In Bohus’ first two weeks back from surgery, he swam well against Wyoming and Stanford. The third meet, however, against perennially strong Arizona, was be the stage where he proved himself to Bowman for the first time.
"I think he is both passionate about swimming and both loves competiting. When we were children, we always made a competition about everything, and neither of us likes to lose, so we had some serious races," Gergely Bohus said.
Unable to pull as much with his shoulders, Bohus used his stronger arms to tear through the water and break the school record he set his freshman year at ASU.
“It's so much more motivating when you have the best environment, the best coaches,” Bohus said. “I was so pumped up like I wanted to show how fired up I was about the whole situation.”
Bohus felt a ping of ambition. A feeling he had not felt since before his injuries. A feeling he attributed to determination and constant visualization.
“A month before a big competition, I go to bed and I swim in my head,” Bohus said. “Whatever I want to fix, I'm trying to make it a memory so when I'm swimming in my unconscious during the race and can't remember anything, I know it was as perfect as I planned it. If I remember a couple moments, I know it wasn't going as I planned.”
"Richard is the most confident swimmer I have ever known," Bohus' longtime friend and fellow swimmer David Hildiberg said. "He achieves this by training his mind as much as his body. His mental strength has enabled him to overcome any obstacle you throw at him, and that is what differentiates him from other athletes."

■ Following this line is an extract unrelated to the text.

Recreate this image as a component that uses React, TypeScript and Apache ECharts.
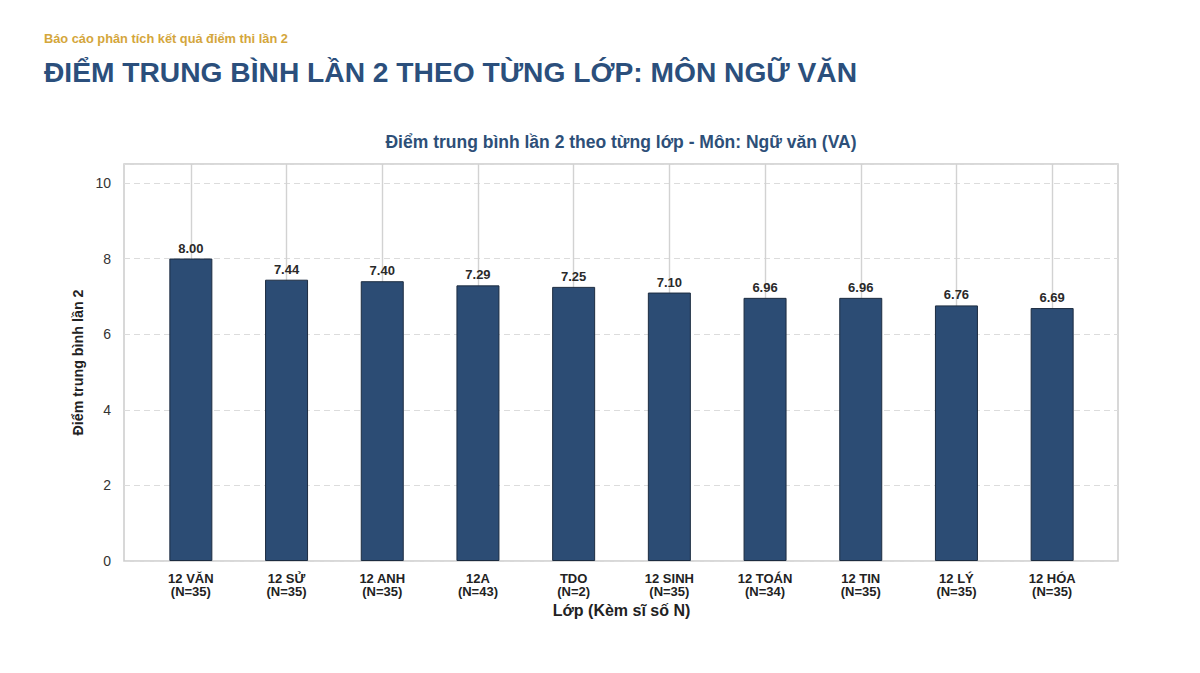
import React, { useEffect, useRef } from "react";
import * as echarts from "echarts";

const classes = ["12 VĂN", "12 SỬ", "12 ANH", "12A", "TDO", "12 SINH", "12 TOÁN", "12 TIN", "12 LÝ", "12 HÓA"];
const counts = [35, 35, 35, 43, 2, 35, 34, 35, 35, 35];
const averages = [8.0, 7.44, 7.4, 7.29, 7.25, 7.1, 6.96, 6.96, 6.76, 6.69];
const yTicks = [0, 2, 4, 6, 8, 10];

const FONT = "'Liberation Sans', Arial, sans-serif";

export default function App() {
  const ref = useRef<HTMLDivElement>(null);
  useEffect(() => {
    if (!ref.current) return;
    const chart = echarts.init(ref.current, undefined, { renderer: "svg" });
    const labels = classes.map((c, i) => `${c}\n(N=${counts[i]})`);
    chart.setOption({
      animation: false,
      backgroundColor: "#ffffff",
      textStyle: { fontFamily: FONT },
      title: [
        {
          text: "Báo cáo phân tích kết quả điểm thi lần 2",
          left: 44,
          top: 32,
          padding: 0,
          textStyle: { fontFamily: FONT, fontSize: 12.8, fontWeight: "bold", color: "#d4a63b" },
        },
        {
          text: "ĐIỂM TRUNG BÌNH LẦN 2 THEO TỪNG LỚP: MÔN NGỮ VĂN",
          left: 44,
          top: 58,
          padding: 0,
          textStyle: { fontFamily: FONT, fontSize: 28.2, fontWeight: "bold", color: "#2b4f7c" },
        },
        {
          text: "Điểm trung bình lần 2 theo từng lớp - Môn: Ngữ văn (VA)",
          left: 621,
          textAlign: "center",
          top: 133,
          padding: 0,
          textStyle: { fontFamily: FONT, fontSize: 17.5, fontWeight: "bold", color: "#2d4f78" },
        },
      ],
      grid: [
        {
          left: 124,
          right: 82,
          top: 164,
          bottom: 112,
          show: true,
          borderColor: "#cccccc",
          borderWidth: 1.5,
        },
        {
          left: 143,
          right: 100,
          top: 164,
          bottom: 112,
          show: false,
        },
      ],
      xAxis: [
        {
          gridIndex: 0,
          type: "value",
          min: 0,
          max: 1,
          show: false,
        },
        {
          gridIndex: 1,
          type: "category",
          data: labels,
          name: "Lớp (Kèm sĩ số N)",
          nameLocation: "middle",
          nameGap: 41,
          nameTextStyle: { fontFamily: FONT, fontSize: 16, fontWeight: "bold", color: "#222" },
          axisLine: { show: false },
          axisTick: { show: false },
          axisLabel: {
            interval: 0,
            margin: 11,
            fontFamily: FONT,
            fontSize: 13,
            fontWeight: "bold",
            color: "#222",
            lineHeight: 13,
          },
          splitLine: {
            show: true,
            interval: 0,
            alignWithLabel: true,
            lineStyle: { color: "#d2d2d2", width: 1.4 },
          },
        },
      ],
      yAxis: [
        {
          gridIndex: 0,
          type: "value",
          min: 0,
          max: 10.5,
          interval: 2,
          name: "Điểm trung bình lần 2",
          nameLocation: "middle",
          nameGap: 36,
          nameRotate: 90,
          nameTextStyle: { fontFamily: FONT, fontSize: 14.3, fontWeight: "bold", color: "#222" },
          axisLine: { show: false },
          axisTick: { show: false },
          axisLabel: {
            showMaxLabel: false,
            margin: 13,
            fontFamily: FONT,
            fontSize: 14,
            color: "#333",
            formatter: (v: number) => (yTicks.includes(v) ? String(v) : ""),
          },
          splitLine: {
            show: true,
            lineStyle: { color: "#dcdcdc", type: [6, 4], width: 1.2 },
          },
        },
        {
          gridIndex: 1,
          type: "value",
          min: 0,
          max: 10.5,
          show: false,
          splitLine: { show: false },
        },
      ],
      series: [
        {
          type: "bar",
          xAxisIndex: 1,
          yAxisIndex: 1,
          data: averages,
          barWidth: 43,
          itemStyle: { color: "#2c4c74", borderColor: "#1c2c40", borderWidth: 1 },
          label: {
            show: true,
            position: "top",
            distance: 4,
            fontFamily: FONT,
            fontSize: 13,
            fontWeight: "bold",
            color: "#2a2a2a",
            formatter: (p: any) => Number(p.value).toFixed(2),
          },
        },
      ],
    });
    return () => chart.dispose();
  }, []);
  return (
    <div
      ref={ref}
      style={{ position: "fixed", left: 0, top: 0, width: 1200, height: 673, background: "#fff" }}
    />
  );
}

Through everything, Bohus kept himself accountable. He had lost countless races by hundredths of a second and qualified by the same small margin. He swam in his subconscious and catered his diet to the foods he knew would energize him. He dealt with the 5,000 miles between him and his family and the periods of deafening silence as he recovered at home by himself. And when his passion circled the drain, he kept on, because of the need to prove himself.
“Whenever you have a challenge in life and it's impossible to come back, the best feeling and probably the biggest happiness you'll have is when you overcome that and you succeed,” Bohus said.
"Richard is not the person who gives up his favorite activity, because of somebody or something. If he has a goal, he earns it no matter what happens. It's truely unbelievable what he has done in his life," (Gergely) Bohus said.
In a candid moment, Bohus said he was “happy he swam badly in the last Olympics” and “happy he broke [his] arms.”
Without it, he wouldn’t be swimming under Bowman today, in pursuit of a college diploma and another chance to make it back to the Olympics.
“I want to make it count,” Bohus said. “I want to prove to myself that I can reach goals that I dream about. And it’s the happiest moment when you reach something that you planned like a year ago and that just changes your whole perspective on life because if you can catch the dreams you chase, well… that's everything.”